OK long post below outlining why I'm going to eliminate option 2 as a possibility for becoming default method for specifying threshold. This leaves 1 or 3.

I'm in favor of 3 as an accommodation since it's so easy to implement. Any reasons for objection?


I think I understand the argument in favor of 2, but I disagree that we should be making things easier to understand to make it more approachable, to not trip people up, or to make it more of a "set and forget" parameter. There are far too many nobs to turn in CCDC for it to be approachable anyway, and I'm afraid hiding any of them would turn the experience into, "The defaults didn't work so I'm giving up". There really aren't any defaults (except that there has to be something to show the datatype/etc.)!

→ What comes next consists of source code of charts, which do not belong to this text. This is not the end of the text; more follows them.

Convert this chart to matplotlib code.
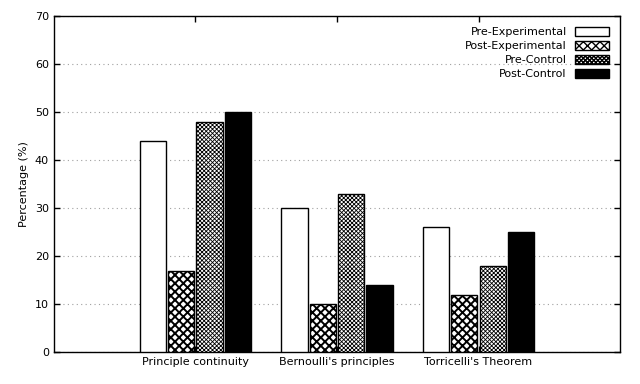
import numpy as np
import matplotlib
matplotlib.use("Agg")
import matplotlib.pyplot as plt

categories = ["Principle continuity", "Bernoulli's principles", "Torricelli's Theorem"]
pre_experimental = [44, 30, 26]
post_experimental = [17, 10, 12]
pre_control = [48, 33, 18]
post_control = [50, 14, 25]

# label, values, fill, hatch, hatch line width
series = [
    ("Pre-Experimental", pre_experimental, "white", None, 1.0),
    ("Post-Experimental", post_experimental, "white", "xxxx", 1.4),
    ("Pre-Control", pre_control, "white", "xxxxxxxx", 0.6),
    ("Post-Control", post_control, "black", None, 1.0),
]

plt.rcParams["font.family"] = "DejaVu Sans"
plt.rcParams["font.size"] = 8

fig = plt.figure(figsize=(6.4, 3.84), dpi=100)
ax = fig.add_axes([0.084, 0.083, 0.885, 0.875])

x = np.arange(len(categories))
width = 0.185
step = 0.2
for i, (label, vals, color, hatch, hlw) in enumerate(series):
    plt.rcParams["hatch.linewidth"] = hlw
    offs = (i - 1.5) * step
    ax.bar(x + offs, vals, width, color=color, edgecolor="black",
           hatch=hatch, linewidth=1.0, label=label, zorder=3)

ax.set_xlim(-1, 3)
ax.set_ylim(0, 70)
ax.set_yticks(range(0, 71, 10))
ax.set_xticks(x)
ax.set_xticklabels(categories)
ax.set_ylabel("Percentage (%)")
ax.yaxis.grid(True, linestyle=(0, (1, 3)), color="#a0a0a0", linewidth=0.8, zorder=0)
ax.tick_params(direction="in", top=True, right=True, length=4, width=1)
for s in ax.spines.values():
    s.set_linewidth(1.0)

ax.legend(loc="upper right", frameon=False, markerfirst=False,
          handlelength=3.1, handleheight=0.8, labelspacing=0.35,
          handletextpad=0.7, borderaxespad=0.6, fontsize=8)

fig.savefig("out.png", dpi=100)
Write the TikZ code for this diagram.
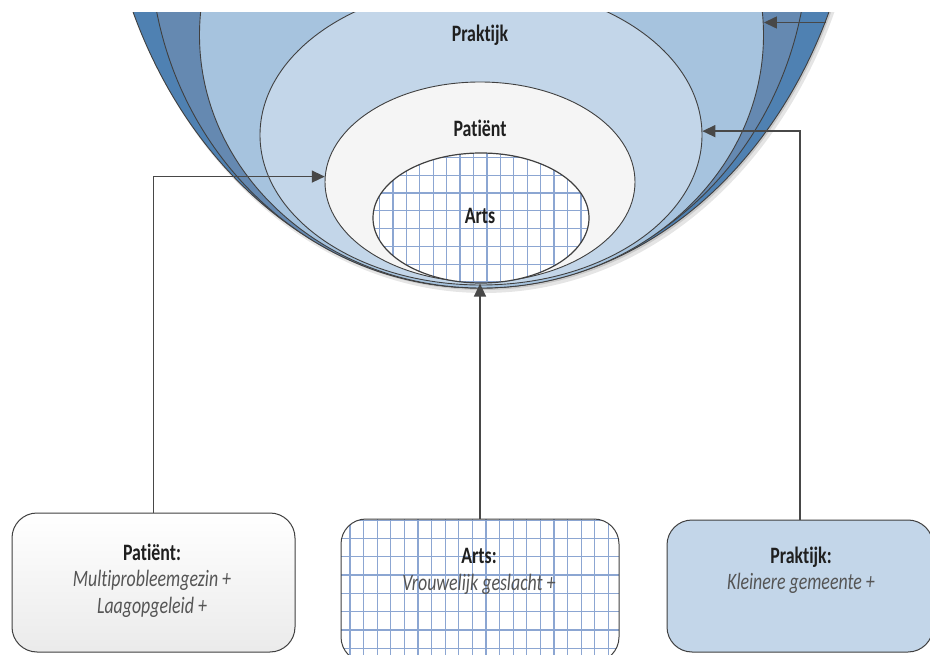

The larger problem is that the chi distribution isn't suited for this purpose anyway. We're not actually looking at the sum of standard normally distributed variables (N(0, 1)) for the chi, or the sum of the squares of N(0, 1) variables. The two criteria:

  1. 0 mean of the residuals / rmse
    • More or less met. The mean of the residuals isn't actually 0 because we're using Lasso, but we'll ignore that for now
  2. 1 standard deviation of residuals / rmse
    • Normally when you scale residuals, you scale them by the standard deviation of the residuals, not some measure of the model error (scaling by 1 / std guarantees you have std=1)
    • The calculation for RMSE and residual std are basically identical, but RMSE compares y against yhat while residual std compares resid against mean(resid)
    • I ran a few pixels and compared the two metrics for several models; the RMSE and std(resid) are somewhat close sometimes, but they're not equivalent (see below)

Simple code example in R using mtcars dataset:

> fit <- lm(mpg~hp, data=mtcars)
> rmse <- mean(residuals(fit) ^ 2) ^ 0.5
> resid_std <- var(residuals(fit)) ^ 0.5
> print(c(rmse, resid_std))
[1] 3.740297 3.800146

So if we're not actually summing N(0, 1) data, I'm going to rule against the p_value implementation via technicality as the self proclaimed BDFL.

It seems quite a bit of a shame though to have to dismiss it on a technicality. Maybe this leads to some discussion about reshaping the "test statistic". We could, for example, just use the std(resid) instead of RMSE or maybe even do some sort of robust standard deviation estimate instead, but that's all for another ticket and larger group discussion.